With the pictures left out, copy the listing below exactly.

# start of PROVIDED MATERIAL

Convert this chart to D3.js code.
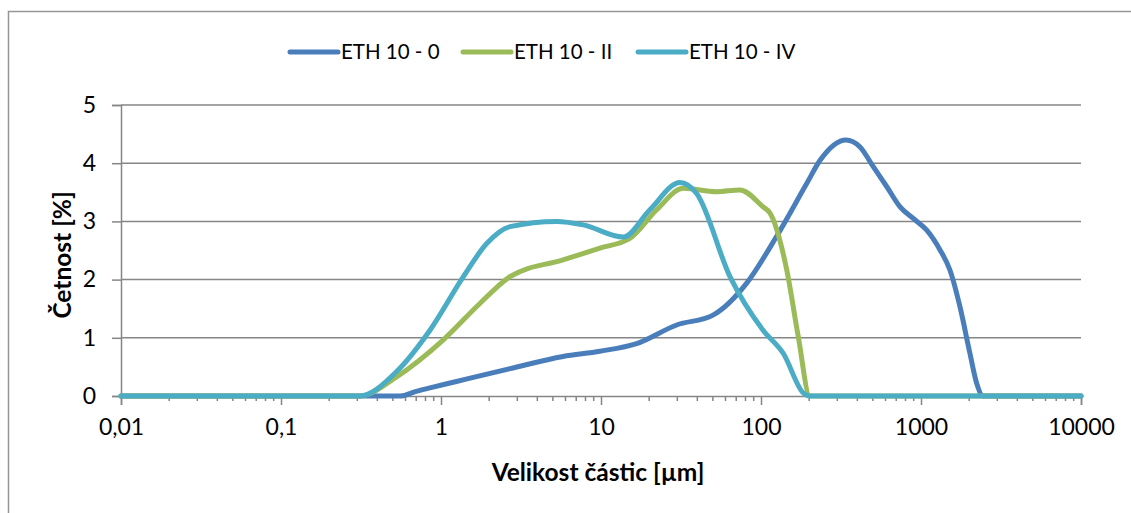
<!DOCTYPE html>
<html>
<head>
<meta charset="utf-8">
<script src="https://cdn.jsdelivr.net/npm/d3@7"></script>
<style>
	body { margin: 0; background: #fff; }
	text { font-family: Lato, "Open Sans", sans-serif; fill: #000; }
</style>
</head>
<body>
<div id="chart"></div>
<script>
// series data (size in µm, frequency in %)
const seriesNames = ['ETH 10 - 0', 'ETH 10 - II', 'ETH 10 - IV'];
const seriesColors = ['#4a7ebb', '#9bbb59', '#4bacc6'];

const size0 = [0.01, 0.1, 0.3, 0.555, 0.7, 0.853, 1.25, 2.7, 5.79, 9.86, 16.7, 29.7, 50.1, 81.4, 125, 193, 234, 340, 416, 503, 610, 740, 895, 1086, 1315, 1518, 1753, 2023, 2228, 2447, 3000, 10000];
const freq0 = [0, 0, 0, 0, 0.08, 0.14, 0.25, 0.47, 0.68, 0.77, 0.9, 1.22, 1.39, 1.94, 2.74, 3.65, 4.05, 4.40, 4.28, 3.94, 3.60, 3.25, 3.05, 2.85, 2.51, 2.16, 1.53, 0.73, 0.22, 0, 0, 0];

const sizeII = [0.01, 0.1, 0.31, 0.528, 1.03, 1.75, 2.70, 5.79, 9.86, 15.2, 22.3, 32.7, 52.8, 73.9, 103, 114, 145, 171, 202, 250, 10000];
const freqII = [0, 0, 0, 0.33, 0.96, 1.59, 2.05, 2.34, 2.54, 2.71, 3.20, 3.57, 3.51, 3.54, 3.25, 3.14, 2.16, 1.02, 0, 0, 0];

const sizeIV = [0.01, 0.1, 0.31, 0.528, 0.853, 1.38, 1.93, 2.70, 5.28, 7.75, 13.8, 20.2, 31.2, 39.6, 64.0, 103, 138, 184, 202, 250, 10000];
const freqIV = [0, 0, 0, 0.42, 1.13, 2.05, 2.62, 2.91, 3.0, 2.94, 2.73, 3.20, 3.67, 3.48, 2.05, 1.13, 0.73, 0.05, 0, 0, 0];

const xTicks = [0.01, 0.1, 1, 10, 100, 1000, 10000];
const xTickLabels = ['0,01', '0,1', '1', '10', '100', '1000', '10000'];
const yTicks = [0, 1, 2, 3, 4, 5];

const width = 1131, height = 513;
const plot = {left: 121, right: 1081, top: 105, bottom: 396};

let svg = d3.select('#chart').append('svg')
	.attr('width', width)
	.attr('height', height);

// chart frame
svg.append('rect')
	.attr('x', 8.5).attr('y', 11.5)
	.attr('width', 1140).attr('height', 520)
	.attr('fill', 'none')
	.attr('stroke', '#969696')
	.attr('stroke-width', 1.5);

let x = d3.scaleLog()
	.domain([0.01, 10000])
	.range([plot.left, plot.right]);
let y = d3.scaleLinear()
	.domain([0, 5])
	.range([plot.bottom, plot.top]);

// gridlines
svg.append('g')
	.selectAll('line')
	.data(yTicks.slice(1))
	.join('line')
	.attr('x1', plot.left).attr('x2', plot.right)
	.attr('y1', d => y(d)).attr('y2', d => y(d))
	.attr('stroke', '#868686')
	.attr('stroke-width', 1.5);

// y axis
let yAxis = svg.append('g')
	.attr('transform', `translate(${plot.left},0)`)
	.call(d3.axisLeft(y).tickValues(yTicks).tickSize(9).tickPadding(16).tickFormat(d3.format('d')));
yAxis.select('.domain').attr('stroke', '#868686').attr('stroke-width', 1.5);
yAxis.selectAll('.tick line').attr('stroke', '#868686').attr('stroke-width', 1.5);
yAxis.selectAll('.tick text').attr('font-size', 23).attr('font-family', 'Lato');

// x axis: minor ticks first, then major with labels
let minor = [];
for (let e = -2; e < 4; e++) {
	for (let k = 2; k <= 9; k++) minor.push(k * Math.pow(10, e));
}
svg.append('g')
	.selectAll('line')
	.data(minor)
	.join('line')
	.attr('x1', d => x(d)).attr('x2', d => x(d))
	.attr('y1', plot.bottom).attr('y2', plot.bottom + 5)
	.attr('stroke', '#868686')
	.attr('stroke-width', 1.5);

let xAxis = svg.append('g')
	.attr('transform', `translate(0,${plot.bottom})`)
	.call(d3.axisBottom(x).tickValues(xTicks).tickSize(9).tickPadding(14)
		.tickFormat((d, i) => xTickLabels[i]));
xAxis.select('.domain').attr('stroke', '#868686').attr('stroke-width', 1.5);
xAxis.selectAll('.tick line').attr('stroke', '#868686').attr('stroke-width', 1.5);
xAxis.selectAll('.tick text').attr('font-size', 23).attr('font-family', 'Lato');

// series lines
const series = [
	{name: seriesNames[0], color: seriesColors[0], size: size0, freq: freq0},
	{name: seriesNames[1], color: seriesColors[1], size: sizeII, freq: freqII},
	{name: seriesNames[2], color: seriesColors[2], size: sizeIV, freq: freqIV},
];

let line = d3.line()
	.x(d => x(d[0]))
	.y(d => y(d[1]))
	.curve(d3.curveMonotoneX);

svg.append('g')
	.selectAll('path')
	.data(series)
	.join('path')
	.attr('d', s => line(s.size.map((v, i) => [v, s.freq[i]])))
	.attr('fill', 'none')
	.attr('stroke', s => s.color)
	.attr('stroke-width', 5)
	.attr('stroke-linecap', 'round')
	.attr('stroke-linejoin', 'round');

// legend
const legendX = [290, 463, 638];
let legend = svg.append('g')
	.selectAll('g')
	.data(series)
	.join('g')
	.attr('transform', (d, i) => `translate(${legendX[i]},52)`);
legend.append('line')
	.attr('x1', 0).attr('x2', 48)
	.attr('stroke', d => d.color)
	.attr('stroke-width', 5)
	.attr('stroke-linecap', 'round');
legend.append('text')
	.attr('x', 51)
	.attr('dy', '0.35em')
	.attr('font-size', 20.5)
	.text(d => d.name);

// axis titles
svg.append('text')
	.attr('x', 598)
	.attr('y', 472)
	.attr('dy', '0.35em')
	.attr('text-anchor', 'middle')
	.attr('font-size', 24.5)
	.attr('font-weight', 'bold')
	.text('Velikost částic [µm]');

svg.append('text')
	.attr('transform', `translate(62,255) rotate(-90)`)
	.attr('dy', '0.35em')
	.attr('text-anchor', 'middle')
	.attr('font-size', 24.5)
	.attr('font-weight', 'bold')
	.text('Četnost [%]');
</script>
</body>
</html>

# end of PROVIDED MATERIAL

§ TASK RESPONSE:
Convert this chart to D3.js code.
<!DOCTYPE html>
<html>
<head>
<meta charset="utf-8">
<script src="https://cdn.jsdelivr.net/npm/d3@7"></script>
<style>
	body { margin: 0; background: #fff; }
	text { font-family: Lato, "Open Sans", sans-serif; fill: #000; }
</style>
</head>
<body>
<div id="chart"></div>
<script>
// series data (size in µm, frequency in %)
const seriesNames = ['ETH 10 - 0', 'ETH 10 - II', 'ETH 10 - IV'];
const seriesColors = ['#4a7ebb', '#9bbb59', '#4bacc6'];

const size0 = [0.01, 0.1, 0.3, 0.555, 0.7, 0.853, 1.25, 2.7, 5.79, 9.86, 16.7, 29.7, 50.1, 81.4, 125, 193, 234, 340, 416, 503, 610, 740, 895, 1086, 1315, 1518, 1753, 2023, 2228, 2447, 3000, 10000];
const freq0 = [0, 0, 0, 0, 0.08, 0.14, 0.25, 0.47, 0.68, 0.77, 0.9, 1.22, 1.39, 1.94, 2.74, 3.65, 4.05, 4.40, 4.28, 3.94, 3.60, 3.25, 3.05, 2.85, 2.51, 2.16, 1.53, 0.73, 0.22, 0, 0, 0];

const sizeII = [0.01, 0.1, 0.31, 0.528, 1.03, 1.75, 2.70, 5.79, 9.86, 15.2, 22.3, 32.7, 52.8, 73.9, 103, 114, 145, 171, 202, 250, 10000];
const freqII = [0, 0, 0, 0.33, 0.96, 1.59, 2.05, 2.34, 2.54, 2.71, 3.20, 3.57, 3.51, 3.54, 3.25, 3.14, 2.16, 1.02, 0, 0, 0];

const sizeIV = [0.01, 0.1, 0.31, 0.528, 0.853, 1.38, 1.93, 2.70, 5.28, 7.75, 13.8, 20.2, 31.2, 39.6, 64.0, 103, 138, 184, 202, 250, 10000];
const freqIV = [0, 0, 0, 0.42, 1.13, 2.05, 2.62, 2.91, 3.0, 2.94, 2.73, 3.20, 3.67, 3.48, 2.05, 1.13, 0.73, 0.05, 0, 0, 0];

const xTicks = [0.01, 0.1, 1, 10, 100, 1000, 10000];
const xTickLabels = ['0,01', '0,1', '1', '10', '100', '1000', '10000'];
const yTicks = [0, 1, 2, 3, 4, 5];

const width = 1131, height = 513;
const plot = {left: 121, right: 1081, top: 105, bottom: 396};

let svg = d3.select('#chart').append('svg')
	.attr('width', width)
	.attr('height', height);

// chart frame
svg.append('rect')
	.attr('x', 8.5).attr('y', 11.5)
	.attr('width', 1140).attr('height', 520)
	.attr('fill', 'none')
	.attr('stroke', '#969696')
	.attr('stroke-width', 1.5);

let x = d3.scaleLog()
	.domain([0.01, 10000])
	.range([plot.left, plot.right]);
let y = d3.scaleLinear()
	.domain([0, 5])
	.range([plot.bottom, plot.top]);

// gridlines
svg.append('g')
	.selectAll('line')
	.data(yTicks.slice(1))
	.join('line')
	.attr('x1', plot.left).attr('x2', plot.right)
	.attr('y1', d => y(d)).attr('y2', d => y(d))
	.attr('stroke', '#868686')
	.attr('stroke-width', 1.5);

// y axis
let yAxis = svg.append('g')
	.attr('transform', `translate(${plot.left},0)`)
	.call(d3.axisLeft(y).tickValues(yTicks).tickSize(9).tickPadding(16).tickFormat(d3.format('d')));
yAxis.select('.domain').attr('stroke', '#868686').attr('stroke-width', 1.5);
yAxis.selectAll('.tick line').attr('stroke', '#868686').attr('stroke-width', 1.5);
yAxis.selectAll('.tick text').attr('font-size', 23).attr('font-family', 'Lato');

// x axis: minor ticks first, then major with labels
let minor = [];
for (let e = -2; e < 4; e++) {
	for (let k = 2; k <= 9; k++) minor.push(k * Math.pow(10, e));
}
svg.append('g')
	.selectAll('line')
	.data(minor)
	.join('line')
	.attr('x1', d => x(d)).attr('x2', d => x(d))
	.attr('y1', plot.bottom).attr('y2', plot.bottom + 5)
	.attr('stroke', '#868686')
	.attr('stroke-width', 1.5);

let xAxis = svg.append('g')
	.attr('transform', `translate(0,${plot.bottom})`)
	.call(d3.axisBottom(x).tickValues(xTicks).tickSize(9).tickPadding(14)
		.tickFormat((d, i) => xTickLabels[i]));
xAxis.select('.domain').attr('stroke', '#868686').attr('stroke-width', 1.5);
xAxis.selectAll('.tick line').attr('stroke', '#868686').attr('stroke-width', 1.5);
xAxis.selectAll('.tick text').attr('font-size', 23).attr('font-family', 'Lato');

// series lines
const series = [
	{name: seriesNames[0], color: seriesColors[0], size: size0, freq: freq0},
	{name: seriesNames[1], color: seriesColors[1], size: sizeII, freq: freqII},
	{name: seriesNames[2], color: seriesColors[2], size: sizeIV, freq: freqIV},
];

let line = d3.line()
	.x(d => x(d[0]))
	.y(d => y(d[1]))
	.curve(d3.curveMonotoneX);

svg.append('g')
	.selectAll('path')
	.data(series)
	.join('path')
	.attr('d', s => line(s.size.map((v, i) => [v, s.freq[i]])))
	.attr('fill', 'none')
	.attr('stroke', s => s.color)
	.attr('stroke-width', 5)
	.attr('stroke-linecap', 'round')
	.attr('stroke-linejoin', 'round');

// legend
const legendX = [290, 463, 638];
let legend = svg.append('g')
	.selectAll('g')
	.data(series)
	.join('g')
	.attr('transform', (d, i) => `translate(${legendX[i]},52)`);
legend.append('line')
	.attr('x1', 0).attr('x2', 48)
	.attr('stroke', d => d.color)
	.attr('stroke-width', 5)
	.attr('stroke-linecap', 'round');
legend.append('text')
	.attr('x', 51)
	.attr('dy', '0.35em')
	.attr('font-size', 20.5)
	.text(d => d.name);

// axis titles
svg.append('text')
	.attr('x', 598)
	.attr('y', 472)
	.attr('dy', '0.35em')
	.attr('text-anchor', 'middle')
	.attr('font-size', 24.5)
	.attr('font-weight', 'bold')
	.text('Velikost částic [µm]');

svg.append('text')
	.attr('transform', `translate(62,255) rotate(-90)`)
	.attr('dy', '0.35em')
	.attr('text-anchor', 'middle')
	.attr('font-size', 24.5)
	.attr('font-weight', 'bold')
	.text('Četnost [%]');
</script>
</body>
</html>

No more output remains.